Unfortunately, too many people hold on to this deception, and sometimes the worst culprits are religious people. This is the reason why Jesus told one of his most famous parables precisely for people who trusted in themselves, for those who believed they were righteous and good.

The Pharisee in today’s Gospel, this religious leader who tried to follow the letter of the law, did so many good things. He prayed three times a day. He fasted twice a week. He gave 10% of his possessions back to God. He was careful not to give in to many of his temptations and vices – he wasn’t greedy, he wasn’t unjust, he didn’t commit adultery. In many ways, he lived an exemplary life as a man of God. But he trusted in himself.

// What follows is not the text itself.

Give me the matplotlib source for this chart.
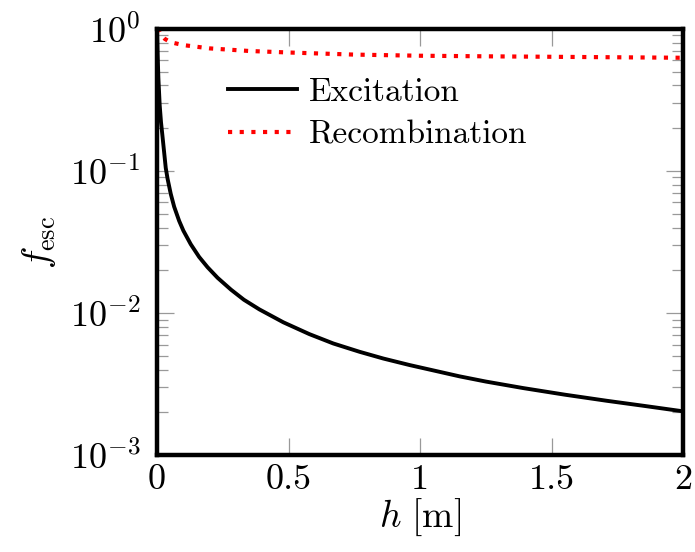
import matplotlib
matplotlib.use("Agg")
import matplotlib.pyplot as plt
from matplotlib.ticker import FixedLocator, FixedFormatter, LogLocator, NullFormatter

# Data
h_exc = [0, 0.002, 0.005, 0.01, 0.015, 0.02, 0.033, 0.04, 0.052, 0.065, 0.084,
         0.1, 0.128, 0.16, 0.192, 0.23, 0.281, 0.33, 0.389, 0.48, 0.579, 0.67,
         0.77, 0.86, 0.96, 1.15, 1.25, 1.392, 1.55, 1.709, 1.85, 2.0]
f_exc = [1.0, 0.67, 0.45, 0.29, 0.22, 0.18, 0.105, 0.088, 0.069, 0.056, 0.0445,
         0.038, 0.0305, 0.0248, 0.021, 0.0177, 0.0146, 0.0124, 0.0106, 0.0086,
         0.0071, 0.0061, 0.00533, 0.00478, 0.0043, 0.00358, 0.00329, 0.00296,
         0.00266, 0.00241, 0.00222, 0.00203]

h_rec = [0, 0.008, 0.015, 0.03, 0.045, 0.06, 0.1, 0.2, 0.35, 0.5, 0.75, 1.0,
         1.25, 1.5, 1.75, 2.0]
f_rec = [1.0, 0.97, 0.91, 0.85, 0.82, 0.80, 0.77, 0.73, 0.70, 0.683, 0.66,
         0.648, 0.642, 0.637, 0.632, 0.627]

xticks = [0, 0.5, 1, 1.5, 2]
xticklabels = ["0", "0.5", "1", "1.5", "2"]
legend_labels = ["Excitation", "Recombination"]

plt.rcParams["mathtext.fontset"] = "cm"
plt.rcParams["font.family"] = "serif"
plt.rcParams["font.serif"] = ["cmr10"]
plt.rcParams["axes.unicode_minus"] = False
plt.rcParams["axes.formatter.use_mathtext"] = True

fig = plt.figure(figsize=(6.95, 5.52), dpi=100)
ax = fig.add_axes([0.226, 0.1757, 0.983 - 0.226, 0.9475 - 0.1757])

ax.plot(h_exc, f_exc, color="black", lw=2.8, solid_joinstyle="round",
        label=legend_labels[0], zorder=3)
ax.plot(h_rec, f_rec, color="red", lw=3.0, linestyle=(0, (1, 1.8)),
        dash_capstyle="butt", label=legend_labels[1], zorder=3)

ax.set_yscale("log")
ax.set_xlim(0, 2)
ax.set_ylim(1e-3, 1e0)

ax.xaxis.set_major_locator(FixedLocator(xticks))
ax.xaxis.set_major_formatter(FixedFormatter(xticklabels))
ax.yaxis.set_major_locator(LogLocator(base=10, numticks=10))
ax.yaxis.set_minor_locator(LogLocator(base=10, subs=range(2, 10), numticks=20))
ax.yaxis.set_minor_formatter(NullFormatter())

for sp in ax.spines.values():
    sp.set_linewidth(3.2)
    sp.set_color("black")
    sp.set_zorder(4)

ax.tick_params(which="major", direction="in", length=12, width=0.9,
               color="#999999", top=True, right=True, labelsize=26)
ax.tick_params(which="minor", direction="in", length=8, width=0.9,
               color="#999999", top=True, right=True)
ax.tick_params(axis="x", which="major", pad=7)
ax.tick_params(axis="y", which="major", pad=12)

ax.set_xlabel(r"$h\ [\mathrm{m}]$", fontsize=27, labelpad=0)
ax.set_ylabel(r"$f_{\mathrm{esc}}$", fontsize=27, labelpad=8)

leg = ax.legend(loc="upper left", bbox_to_anchor=(0.11, 0.918), frameon=False,
                fontsize=24, handlelength=2.06, handletextpad=0.36,
                labelspacing=0.42, borderaxespad=0)

fig.savefig("out.png", dpi=100)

Because he did so many good things, he began to deceive himself by trusting in his own goodness. He believed he was worthy of God’s grace and love. He saw himself as a good man! How many of us fall into this same deception? We come to Church every week. We pray every day. We fast on Wednesdays and Fridays. We don’t give in to the baser, sinful vices and we basically live good lives. Thus, we think of ourselves as good. We may even see ourselves as worthy of God.

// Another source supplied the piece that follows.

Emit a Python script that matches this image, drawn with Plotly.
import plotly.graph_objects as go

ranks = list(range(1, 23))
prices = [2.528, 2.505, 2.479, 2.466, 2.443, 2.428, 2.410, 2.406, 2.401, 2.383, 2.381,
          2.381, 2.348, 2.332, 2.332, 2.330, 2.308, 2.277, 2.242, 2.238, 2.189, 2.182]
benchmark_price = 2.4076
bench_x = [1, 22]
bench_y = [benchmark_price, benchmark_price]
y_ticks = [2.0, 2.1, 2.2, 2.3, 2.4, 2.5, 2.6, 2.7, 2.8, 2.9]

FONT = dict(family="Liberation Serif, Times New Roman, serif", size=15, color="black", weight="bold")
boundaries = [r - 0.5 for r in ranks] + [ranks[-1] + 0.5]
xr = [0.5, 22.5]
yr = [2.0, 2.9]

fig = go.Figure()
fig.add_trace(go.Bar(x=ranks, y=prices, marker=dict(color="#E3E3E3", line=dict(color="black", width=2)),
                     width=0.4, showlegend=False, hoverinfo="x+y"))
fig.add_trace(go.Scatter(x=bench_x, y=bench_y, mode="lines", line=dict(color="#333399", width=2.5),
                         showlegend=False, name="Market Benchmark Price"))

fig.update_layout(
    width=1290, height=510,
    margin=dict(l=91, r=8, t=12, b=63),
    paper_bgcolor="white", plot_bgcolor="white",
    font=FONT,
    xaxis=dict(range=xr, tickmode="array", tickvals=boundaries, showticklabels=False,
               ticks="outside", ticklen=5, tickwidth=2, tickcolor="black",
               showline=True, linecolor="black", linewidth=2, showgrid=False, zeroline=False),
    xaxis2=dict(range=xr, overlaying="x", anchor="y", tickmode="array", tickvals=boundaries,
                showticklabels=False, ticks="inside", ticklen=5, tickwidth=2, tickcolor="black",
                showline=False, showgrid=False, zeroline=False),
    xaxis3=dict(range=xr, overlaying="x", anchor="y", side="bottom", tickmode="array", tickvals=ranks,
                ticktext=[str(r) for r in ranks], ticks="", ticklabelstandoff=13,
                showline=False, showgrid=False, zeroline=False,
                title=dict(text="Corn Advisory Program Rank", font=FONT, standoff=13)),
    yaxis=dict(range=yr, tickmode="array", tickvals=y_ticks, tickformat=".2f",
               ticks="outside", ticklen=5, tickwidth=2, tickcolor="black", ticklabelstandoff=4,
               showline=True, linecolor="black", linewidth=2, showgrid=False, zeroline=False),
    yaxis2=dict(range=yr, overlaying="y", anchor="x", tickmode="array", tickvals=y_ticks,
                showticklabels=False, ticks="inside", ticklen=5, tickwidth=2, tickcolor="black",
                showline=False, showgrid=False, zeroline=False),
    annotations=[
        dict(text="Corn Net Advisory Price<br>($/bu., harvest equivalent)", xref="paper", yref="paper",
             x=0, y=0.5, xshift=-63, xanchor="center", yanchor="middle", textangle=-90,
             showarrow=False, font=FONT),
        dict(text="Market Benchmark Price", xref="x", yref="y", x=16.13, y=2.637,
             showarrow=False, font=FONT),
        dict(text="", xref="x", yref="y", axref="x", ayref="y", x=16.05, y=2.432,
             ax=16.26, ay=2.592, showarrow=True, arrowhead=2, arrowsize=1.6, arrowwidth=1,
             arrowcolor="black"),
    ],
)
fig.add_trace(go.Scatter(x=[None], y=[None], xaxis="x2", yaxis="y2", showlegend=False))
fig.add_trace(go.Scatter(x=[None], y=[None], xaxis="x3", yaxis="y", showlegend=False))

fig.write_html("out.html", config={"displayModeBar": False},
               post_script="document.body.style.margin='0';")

This self-assurance of our own goodness, however, can lead us to not only trust in ourselves, but because we think we are good, to put ourselves in a position where we judge others. We become self-righteous. Just like the Pharisee, who compared himself to the sinful, corrupt tax-collector, the religious leader came to the conclusion of praising himself for not being like that faithless scoundrel.

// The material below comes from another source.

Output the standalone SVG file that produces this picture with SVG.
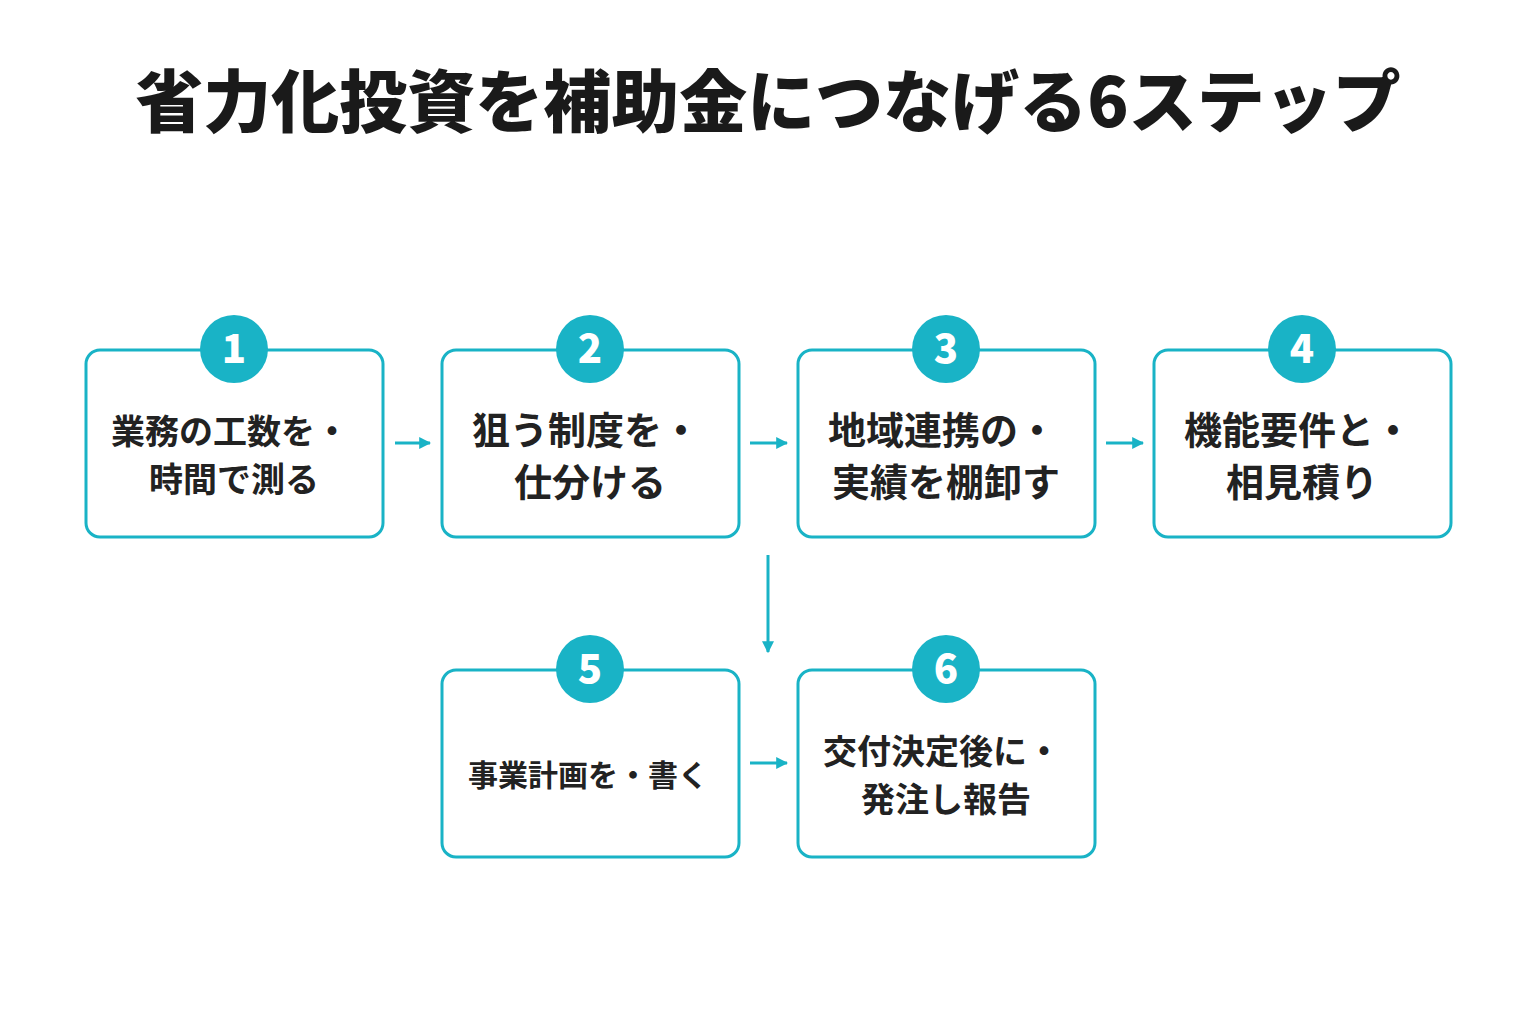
<svg xmlns="http://www.w3.org/2000/svg" width="1536" height="1024" viewBox="0 0 1536 1024">
<defs>
<style>
.box{fill:#fff;stroke:#19b3c6;stroke-width:3}
.c{fill:#19b3c6}
.n{font-family:"Noto Sans CJK JP","Noto Sans",sans-serif;font-weight:900;font-size:40px;fill:#fff;text-anchor:middle}
.t{font-family:"Noto Sans CJK JP",sans-serif;font-weight:700;fill:#222;text-anchor:middle}
.ln{stroke:#19b3c6;stroke-width:3;fill:none}
</style>
<marker id="a" viewBox="0 0 10 10" refX="9" refY="5" markerWidth="4" markerHeight="4" orient="auto"><path d="M0,0L10,5L0,10z" fill="#19b3c6"/></marker>
</defs>
<rect width="1536" height="1024" fill="#fff"/>
<text x="768" y="127" font-family="Noto Sans CJK JP,sans-serif" font-weight="900" font-size="68" fill="#1a1a1a" text-anchor="middle">省力化投資を補助金につなげる6ステップ</text>
<g id="connectors">
<line class="ln" x1="395" y1="443" x2="430" y2="443" marker-end="url(#a)"/>
<line class="ln" x1="750" y1="443" x2="787" y2="443" marker-end="url(#a)"/>
<line class="ln" x1="1106" y1="443" x2="1143" y2="443" marker-end="url(#a)"/>
<line class="ln" x1="768" y1="555" x2="768" y2="652" marker-end="url(#a)"/>
<line class="ln" x1="750" y1="763" x2="787" y2="763" marker-end="url(#a)"/>
</g>
<g id="n1"><rect class="box" x="86" y="350" width="297" height="187" rx="14"/><circle class="c" cx="234" cy="349" r="34"/><text class="n" x="234" y="363">1</text><text class="t" font-size="34" x="230" y="444">業務の工数を・</text><text class="t" font-size="34" x="234" y="492">時間で測る</text></g>
<g id="n2"><rect class="box" x="442" y="350" width="297" height="187" rx="14"/><circle class="c" cx="590" cy="349" r="34"/><text class="n" x="590" y="363">2</text><text class="t" font-size="38" x="586" y="444">狙う制度を・</text><text class="t" font-size="38" x="590" y="496">仕分ける</text></g>
<g id="n3"><rect class="box" x="798" y="350" width="297" height="187" rx="14"/><circle class="c" cx="946" cy="349" r="34"/><text class="n" x="946" y="363">3</text><text class="t" font-size="38" x="942" y="444">地域連携の・</text><text class="t" font-size="38" x="946" y="496">実績を棚卸す</text></g>
<g id="n4"><rect class="box" x="1154" y="350" width="297" height="187" rx="14"/><circle class="c" cx="1302" cy="349" r="34"/><text class="n" x="1302" y="363">4</text><text class="t" font-size="38" x="1298" y="444">機能要件と・</text><text class="t" font-size="38" x="1302" y="496">相見積り</text></g>
<g id="n5"><rect class="box" x="442" y="670" width="297" height="187" rx="14"/><circle class="c" cx="590" cy="669" r="34"/><text class="n" x="590" y="683">5</text><text class="t" font-size="30" x="588" y="786">事業計画を・書く</text></g>
<g id="n6"><rect class="box" x="798" y="670" width="297" height="187" rx="14"/><circle class="c" cx="946" cy="669" r="34"/><text class="n" x="946" y="683">6</text><text class="t" font-size="34" x="942" y="764">交付決定後に・</text><text class="t" font-size="34" x="946" y="812">発注し報告</text></g>
</svg>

“In God We Trust” OR do we trust in ourselves? It can’t be both!

In the vast treasure of Holy Scripture and Sacred Tradition, we learn clearly that the most dangerous and deceptive vice is pride. Our arrogance and pride can destroy any good that we do. The antidote of pride, humility, is the most difficult virtue to cultivate; yet, it is central for us if we hope to progress toward God. In the spirit of humility, saints throughout the ages understood that the closer one comes to God, the clearer they see themselves only compared to God, and thus realize how unworthy they are before Divine Love. No matter what good anyone does on earth, and no matter how we share that love, our human earthly love falls far short of the perfect Divine Love of God. This humble realization keeps us from pride.

This is why the greatest saints, from the Apostle Paul to Saint John Chrysostom, whose prayer we recite before Holy Communion every Sunday, always confessed that they were the first among sinners, completely unworthy of God’s goodness and grace. These pillars of faith never trusted in their own goodness. They knew themselves and trusted only in God’s goodness and mercy and grace. They could honestly profess “In God We Trust.”

Of course, this sense of unworthiness didn’t make them sad. They actually lived lives of divine joy and happiness, trusting solely in the grace of God. Their sense of unworthiness didn’t prevent them from standing in utter awe before God’s Presence when they participated in His divine gifts. Their sense of unworthiness allowed them to “to taste and see how good the Lord is.”

The self-assurance of the Pharisee, and our own self-assurance as “good Christians,” is a deceptive lie that turns us away from God and turns us away from one another. When we are self-assured, we begin to judge others, seeing ourselves better than others.

We begin the pre-Lenten season of the Triodion with Christ’s story to those who were sure of themselves. Be careful. Be on guard. The Church reminds us that we can draw closer to God only when we remember, with humility, that “all have sinned and fall short of the glory of God,” starting with ME! We ourselves are the first among those sinners and we can come closer to God only when we understand this, trusting solely in Him and not in ourselves.

In Whom do we trust? In ourselves or in God? This is the question with which we begin our Pre-Lenten journey!